Last season, the Mavericks finished ranked sixth while averaging 23.6 assists an outing, boosting an offensive attack that was built around Nowitzki in the high post. The Mavs also ranked eighth in the league in scoring, putting up 104.8 points an outing as five different players averaged in double figures.

Nowitzki was once again the leader of the cohort, averaging a team-high 21.7 points a game during his 80 appearances while connecting on 49.7 percent from the field, 39.8 percent from three-point range and 89.9 percent at the free-throw line to finish just shy of another 50-40-90 season. But, thanks to the emergence of 2-guard Monta Ellis last year and the summer signing of newcomer Chandler Parsons, Cuban says the Mavericks are poised for much more offensive success this upcoming season while requiring less from the face of the franchise.

“If you have enough guys who can contribute and the ball moves and you take the high-percentage shot, then anything is possible,” Cuban explained.

He added: “My hope is that we’re going to have a lot of guys able to score, because we’re moving the ball and we’re hitting the open man and Monta is attacking and kicking to the ball (out) and Chandler Parsons is attacking the basket.”

But will the Mavericks be less reliant on Nowitzki at the offensive end?

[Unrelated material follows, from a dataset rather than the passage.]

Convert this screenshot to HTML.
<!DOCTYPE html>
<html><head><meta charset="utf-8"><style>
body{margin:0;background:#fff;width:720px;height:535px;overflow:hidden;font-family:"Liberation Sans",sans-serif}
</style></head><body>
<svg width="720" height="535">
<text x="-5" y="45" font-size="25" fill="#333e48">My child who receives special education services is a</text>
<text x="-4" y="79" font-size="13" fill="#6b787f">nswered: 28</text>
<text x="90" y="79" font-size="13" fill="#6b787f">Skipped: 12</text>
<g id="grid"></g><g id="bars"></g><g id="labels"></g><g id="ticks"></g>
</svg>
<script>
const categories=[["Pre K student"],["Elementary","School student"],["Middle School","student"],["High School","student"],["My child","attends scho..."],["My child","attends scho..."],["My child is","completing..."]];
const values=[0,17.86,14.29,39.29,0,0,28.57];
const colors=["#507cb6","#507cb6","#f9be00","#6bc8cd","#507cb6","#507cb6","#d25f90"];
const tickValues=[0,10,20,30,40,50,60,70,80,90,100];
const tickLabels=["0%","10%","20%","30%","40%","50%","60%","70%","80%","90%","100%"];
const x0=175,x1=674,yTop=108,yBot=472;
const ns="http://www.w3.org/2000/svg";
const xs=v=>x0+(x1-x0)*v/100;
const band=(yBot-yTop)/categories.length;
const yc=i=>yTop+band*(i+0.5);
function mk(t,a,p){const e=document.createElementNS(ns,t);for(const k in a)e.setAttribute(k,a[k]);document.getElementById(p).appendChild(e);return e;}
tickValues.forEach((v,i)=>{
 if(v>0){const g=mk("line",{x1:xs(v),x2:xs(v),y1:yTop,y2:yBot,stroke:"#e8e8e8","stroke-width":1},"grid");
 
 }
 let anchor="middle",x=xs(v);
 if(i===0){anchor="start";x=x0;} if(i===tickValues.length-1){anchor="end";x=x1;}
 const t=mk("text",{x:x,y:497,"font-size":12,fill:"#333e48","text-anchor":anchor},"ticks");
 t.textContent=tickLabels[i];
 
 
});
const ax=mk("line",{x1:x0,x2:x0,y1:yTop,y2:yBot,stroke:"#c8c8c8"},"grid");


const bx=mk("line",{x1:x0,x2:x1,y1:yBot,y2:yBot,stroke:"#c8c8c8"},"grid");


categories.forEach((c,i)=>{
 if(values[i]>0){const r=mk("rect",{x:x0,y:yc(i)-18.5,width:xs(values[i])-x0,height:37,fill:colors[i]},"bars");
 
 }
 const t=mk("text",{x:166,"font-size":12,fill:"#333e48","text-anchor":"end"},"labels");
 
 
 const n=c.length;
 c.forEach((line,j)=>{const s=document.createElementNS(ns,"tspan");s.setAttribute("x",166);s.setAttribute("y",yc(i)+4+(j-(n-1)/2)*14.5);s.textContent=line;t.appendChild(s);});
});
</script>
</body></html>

Looking to build a similar model for success as the Spurs did by supplying future Hall of Fame big man Tim Duncan with plenty of help, the Mavs will try to lighten Nowitzki’s burden by surrounding him with several other offensive options. The addition of Ellis last season proved to be a step in that direction, providing the Mavs with a 19-point scorer nightly and the team leader in assists at 5.7 an outing. Parsons also figures to alleviate some of the offensive responsibilities of Nowitzki after averaging a career-high 16.6 points per game, 5.5 rebounds and 4.0 assists an outing last season for Houston prior to signing with the Mavs this summer.

Still, as Cuban acknowledges, several unsung heroes will have to emerge in order for the Mavs to replicate what the Spurs were able to do last season as the Dallas team tries to recapture the title.

“Well, that’s the hope,” Cuban said when asked if the Mavs will be able to lighten the load on the 36-year-old Nowitzki’s broad shoulders. “That is really the hope. And you know what? I think part of the lesson from what we proved when we won and what San Antonio proved is it wasn’t Duncan getting that last-minute shot, right? It was Patty Mills and Danny Green and anybody being in a position to contribute. [Manu] Ginobili didn’t have a great series in the last couple. He had a great one against us (in the first round of the playoffs), but not afterwards. They were a good team and they moved the ball, they got the open shot and they were smart. I mean, literally, in the Finals, Patty Mills is sprinting up and doing pull-up threes. You know, it was almost like Nellie Ball. And I think the lesson there isn’t so much does one guy carry the load, but the lesson is can your team carry the load?”